Di wilayah Terai, Masyarakat Adat, Dalit, Madhesis, dan Muslim termasuk kelompok yang diklasifikasikan sebagai terpinggirkan yang dibuktikan oleh berbagai indikator pembangunan manusia termasuk rendahnya tingkat literasi, dan kurangnya akses yang adil terhadap sumber daya, layanan dasar, dan peluang pengambilan keputusan.
Survei Inklusi Sosial Nasional 2018 menunjukkan bahwa komunitas Dalit, kelompok paling terpinggirkan di Nepal, berada di bawah rata-rata nasional pada semua kecuali dua dari 15 indikator pembangunan. Banyak kelompok adat juga berada di peringkat bawah indikator-indikator ini. Diskriminasi yang dilaporkan juga jauh lebih tinggi di antara kelompok-kelompok ini, khususnya untuk komunitas Dalit.
Posisi yang tidak setara dari kelompok-kelompok ini menjadi jelas ketika masyarakat menghadapi dampak terkait iklim seperti peristiwa cuaca yang tidak biasa dan bencana alam.

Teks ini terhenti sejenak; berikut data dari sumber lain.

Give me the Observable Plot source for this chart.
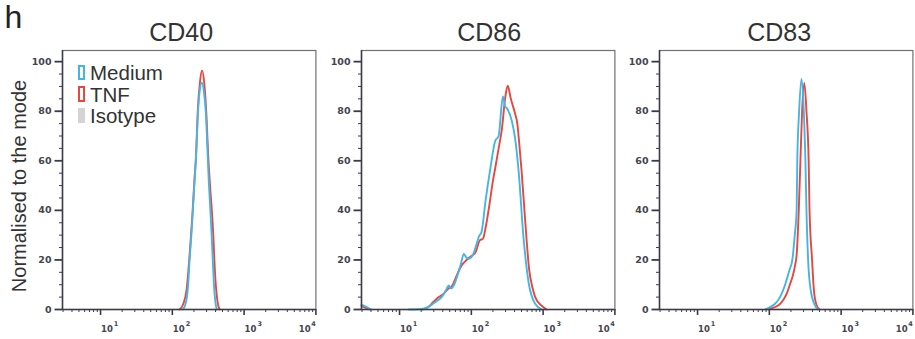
<!DOCTYPE html>
<html><head><meta charset="utf-8">
<script src="https://cdn.jsdelivr.net/npm/d3@7"></script>
<script src="https://cdn.jsdelivr.net/npm/@observablehq/plot@0.6"></script>
<style>
body{margin:0;background:#fff;}
#wrap{position:relative;width:915px;height:339px;overflow:hidden;font-family:"Liberation Sans",Arial,sans-serif;color:#333;}
.svgbox{position:absolute;top:0;width:326px;height:339px;}
.svgbox svg{max-width:none !important;width:326px;height:339px;}
.abs{position:absolute;white-space:nowrap;}
#letter{left:4.5px;top:1px;font-size:32px;line-height:1;color:#222;}
#ylab{left:18.5px;top:185.5px;font-size:20px;line-height:20px;transform:translate(-50%,-50%) rotate(-90deg);}
.lrow{position:absolute;left:78px;height:21.65px;width:120px;font-size:20.5px;line-height:21.65px;}
.lrow .box{position:absolute;left:0;top:2.5px;width:7px;height:15.5px;box-sizing:border-box;}
.lrow .lt{position:absolute;left:12px;top:0;}
</style></head>
<body><div id="wrap"></div>
<script>
// ---- data ----
const panelNames = ["CD40", "CD86", "CD83"];
const seriesNames = ["Medium", "TNF", "Isotype"];
const xTickValues = [10, 100, 1000, 10000];
const xTickBase = "10";
const xTickExponents = ["1", "2", "3", "4"];
const xMinorTicks = [3,4,5,6,7,8,9,20,30,40,50,60,70,80,90,200,300,400,500,600,700,800,900,2000,3000,4000,5000,6000,7000,8000,9000];
const yTickValues = [0, 20, 40, 60, 80, 100];
const yMinorTicks = [5,10,15,25,30,35,45,50,55,65,70,75,85,90,95];
const xDomain = [2.95, 10000];
const yDomain = [0, 104.5];

// CD40
const cd40MediumX = [141,155,166,174,184,193,204,214,226,240,257,275,295,309,324,339,353,366,380,398,417];
const cd40MediumY = [0,3,10,20,30,40,52,62,78,88,91.5,88,78,64,50,40,30,20,10,3,0];
const cd40TnfX = [126,141,158,172,182,192,204,214,226,243,260,279,299,316,335,355,372,385,403,427,457];
const cd40TnfY = [0,2,8,20,30,40,53,62,80,92,96.5,91,78,62,50,40,30,20,10,3,0];

// CD86
const cd86MediumEdgeX = [2.95,3.5,3.98];
const cd86MediumEdgeY = [2,1,0];
const cd86MediumX = [13.5,20,25.1,31.6,39.8,44.7,48.5,52.5,57.5,66.1,72.4,78.3,85.1,91.2,105,117,129,138,158,182,215,240,275,295,316,367,407,455,533,631,776,955];
const cd86MediumY = [0,0.2,1,3,5.5,8,9.7,8.5,10,15,19,22.4,21,20.5,22,26,29.8,31,44,56,68,70,86,82,81,76,69,56,29,10.5,2.3,0];
const cd86TnfEdgeX = [2.95,3.5,3.98];
const cd86TnfEdgeY = [1.5,0.5,0];
const cd86TnfX = [20.7,25.1,29.5,35.2,41.7,47.9,53.7,63.1,74.1,82.6,93.3,105,114,132,145,158,178,200,215,240,267,295,321,355,407,437,468,501,562,640,708,776,955,1122];
const cd86TnfY = [0,1,3,5,6.5,8.5,9.5,14,18,19.5,21,22,23,28,28.5,33,42,52,57,65,73,85,90.3,85,79,75,66,56,36,16,9,5,1.5,0];

// CD83
const cd83MediumX = [87.1,100,117,141,166,191,209,226,240,245,260,280,302,318,329,347,376,427,479];
const cd83MediumY = [0,0.8,2,5,10,16,20,30,40,60,80,93,80,60,40,20,8,2,0];
const cd83TnfX = [97.7,120,138,158,178,193,214,229,240,257,271,286,307,329,353,363,394,417,452,501];
const cd83TnfY = [0,1,2,4,7,10,14,18,22,40,60,80,91.4,80,60,40,20,8,2,0];

const titleOffsets = [-8, 1, -7];
const blue = "#45b6e4", red = "#e8473e", gray = "#d4d4d4";

// ---- build table ----
const rows = [];
function add(panel, series, seg, xs, ys) {
  xs.forEach((x, k) => rows.push({panel, series, seg: series + seg, x, y: ys[k]}));
}
add("CD40", "TNF", "a", cd40TnfX, cd40TnfY);
add("CD40", "Medium", "a", cd40MediumX, cd40MediumY);
add("CD86", "TNF", "e", cd86TnfEdgeX, cd86TnfEdgeY);
add("CD86", "TNF", "a", cd86TnfX, cd86TnfY);
add("CD86", "Medium", "e", cd86MediumEdgeX, cd86MediumEdgeY);
add("CD86", "Medium", "a", cd86MediumX, cd86MediumY);
add("CD83", "TNF", "a", cd83TnfX, cd83TnfY);
add("CD83", "Medium", "a", cd83MediumX, cd83MediumY);

const axisColor = "#3b3b48";
const wrap = document.getElementById("wrap");
const svgLefts = [0, 298.5, 597];
const W = 326, frameW = 253.4, mL = 62;

panelNames.forEach((name, i) => {
  const data = rows.filter(d => d.panel === name);
  const yFont = {fontFamily: "DejaVu Sans", fontSize: 9.5, fontWeight: "bold", fill: "#44444f"};
  const tickFont = {fontFamily: "DejaVu Sans", fontSize: 8.5, fontWeight: "bold", fill: "#44444f"};
  const expFont = {fontFamily: "DejaVu Sans", fontSize: 6.5, fontWeight: "bold", fill: "#44444f"};
  const first = xTickValues.slice(0, 3), last = xTickValues.slice(3);
  const chart = Plot.plot({
    width: W, height: 339,
    marginLeft: mL, marginRight: W - mL - frameW, marginTop: 50, marginBottom: 30,
    x: {type: "log", domain: xDomain, axis: null},
    y: {domain: yDomain, axis: null},
    color: {domain: ["Medium", "TNF"], range: [blue, red]},
    style: {background: "transparent", overflow: "visible", color: axisColor, maxWidth: "none"},
    marks: [
      Plot.frame({stroke: "#707078", strokeWidth: 1.2}),
      Plot.axisY(yMinorTicks, {tickSize: 3, tickFormat: () => "", label: null, strokeWidth: 1}),
      Plot.axisY(yTickValues, {tickSize: 7.5, tickPadding: 3.5, label: null, strokeWidth: 1.8, ...yFont}),
      Plot.axisX(xMinorTicks, {tickSize: 3, tickFormat: () => "", label: null, strokeWidth: 1}),
      Plot.axisX(xTickValues, {tickSize: 6, tickFormat: () => "", label: null, strokeWidth: 1.6}),
      // x tick labels: base "10" plus raised exponent
      Plot.text(first, {x: d => d, text: () => xTickBase, frameAnchor: "bottom", dy: 20, dx: 0.5,
        lineAnchor: "middle", textAnchor: "start", ...tickFont}),
      Plot.text(first, {x: d => d, text: d => xTickExponents[xTickValues.indexOf(d)], frameAnchor: "bottom",
        dy: 14.5, dx: 13.3, lineAnchor: "middle", textAnchor: "start", ...expFont}),
      Plot.text(last, {x: d => d, text: () => xTickBase, frameAnchor: "bottom", dy: 20, dx: -5.2,
        lineAnchor: "middle", textAnchor: "end", ...tickFont}),
      Plot.text(last, {x: d => d, text: d => xTickExponents[xTickValues.indexOf(d)], frameAnchor: "bottom",
        dy: 14.5, dx: 0, lineAnchor: "middle", textAnchor: "end", ...expFont}),
      Plot.line(data, {x: "x", y: "y", z: "seg", stroke: "series", curve: "monotone-x", strokeWidth: 1.9}),
      Plot.ruleX([xDomain[0]], {stroke: axisColor, strokeWidth: 1.5}),
      Plot.ruleY([yDomain[0]], {stroke: axisColor, strokeWidth: 1.5}),
      Plot.text([name], {text: d => d, frameAnchor: "top", dy: -18, dx: titleOffsets[i], lineAnchor: "middle",
        fontFamily: "Liberation Sans, Arial, sans-serif", fontSize: 25, fontWeight: "normal", fill: "#333"})
    ]
  });
  const box = document.createElement("div");
  box.className = "svgbox";
  box.style.left = svgLefts[i] + "px";
  box.appendChild(chart);
  wrap.appendChild(box);
});

// ---- text labels & legend ----
const letter = document.createElement("div");
letter.className = "abs"; letter.id = "letter"; letter.textContent = "h";
wrap.appendChild(letter);
const ylab = document.createElement("div");
ylab.className = "abs"; ylab.id = "ylab"; ylab.textContent = "Normalised to the mode";
wrap.appendChild(ylab);

const legendStyles = [
  {border: "2px solid " + blue, background: "transparent"},
  {border: "2px solid " + red, background: "transparent"},
  {border: "none", background: gray}
];
seriesNames.forEach((s, k) => {
  const r = document.createElement("div");
  r.className = "lrow";
  r.style.top = (62.1 + k * 21.65) + "px";
  const b = document.createElement("div");
  b.className = "box";
  b.style.border = legendStyles[k].border;
  b.style.background = legendStyles[k].background;
  const t = document.createElement("div");
  t.className = "lt"; t.textContent = s;
  r.appendChild(b); r.appendChild(t);
  wrap.appendChild(r);
});
</script>
</body></html>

Masyarakat terpinggirkan tinggal di daerah terpencil dan penuh tantangan serta lebih rentan terhadap risiko iklim. Mereka lebih bergantung pada sumber daya alam untuk memenuhi kebutuhan hidup sehari-hari yang juga berdampak pada meningkatnya kerentanan terhadap bahaya dan bencana iklim.
Meningkatkan inklusivitas dalam rezim pengelolaan hutan Nepal memerlukan penanganan hambatan utama yang menghalangi kelompok paling rentan berpartisipasi dan mengakses manfaat dari pengelolaan hutan berkelanjutan.
Hal ini termasuk mendukung partisipasi kelompok masyarakat adat dan terpinggirkan dalam berbagai tingkat pengambilan keputusan dan perumusan kebijakan, memperluas akses ke informasi tentang undang-undang kehutanan, kebijakan, dan program yang berfokus pada iklim, membangun pengetahuan dan kapasitas mereka terkait dengan pengelolaan hutan lestari, dan menciptakan lingkungan yang memungkinkan untuk dialog yang konstruktif dan mekanisme yang adil untuk pembagian manfaat dalam kehutanan masyarakat.
Meningkatkan Pengetahuan, Kapasitas, dan Partisipasi
Di Nepal, investasi Bank Dunia di sektor kehutanan mencakup inisiatif yang mendukung inklusi dan membangun kapasitas masyarakat terpinggirkan untuk berpartisipasi dan mendapatkan manfaat dari program-program yang berfokus pada iklim.
Mekanisme Hibah Khusus (DGM) dan Pemberdayaan Akses terhadap Manfaat sambil Menurunkan Emisi (EnABLE) adalah dua program di Nepal yang mendukung Masyarakat Adat dan Komunitas Lokal yang bergantung pada hutan untuk memperkuat kapasitas dan partisipasi mereka dalam proses REDD+ Nepal di tingkat lokal, nasional, dan global.
Proyek DGM secara khusus melengkapi Proyek Hutan untuk Kemakmuran Bank Dunia, yang beroperasi di provinsi Lumbini dan Madhesh. Program EnABLE melengkapi Program Pengurangan Emisi (ER-P) yang didanai Bank Dunia yang beroperasi di seluruh lanskap TAL, khususnya yang menargetkan kelompok yang kurang beruntung dan terpinggirkan di empat distrik ER-P.
Di Nepal, EnABLE telah berkontribusi dalam meningkatkan pengetahuan lokal tentang perubahan iklim dan pengelolaan hutan berkelanjutan dengan menghasilkan berbagai produk pengetahuan yang menyoroti peran penting yang dimainkan oleh Masyarakat Adat dan Komunitas Lokal dalam konservasi hutan berbasis masyarakat di Nepal.
Ini termasuk buku informasi format buku komik yang bertujuan untuk menjelaskan konsep perubahan iklim dan memberikan informasi dasar tentang Program Pengurangan Emisi Nepal; serangkaian video yang bertujuan untuk menyoroti peran Masyarakat Adat dan Komunitas Lokal dalam keberhasilan pengelolaan hutan berbasis masyarakat Nepal; dan seri podcast Dapatkan REDDy dalam bahasa Nepal yang bertujuan untuk memberikan informasi yang mudah dipahami tentang perubahan iklim dan rezim pembiayaan karbon terkait untuk membantu masyarakat dalam keterlibatan mereka dengan program dan aktivitas REDD+.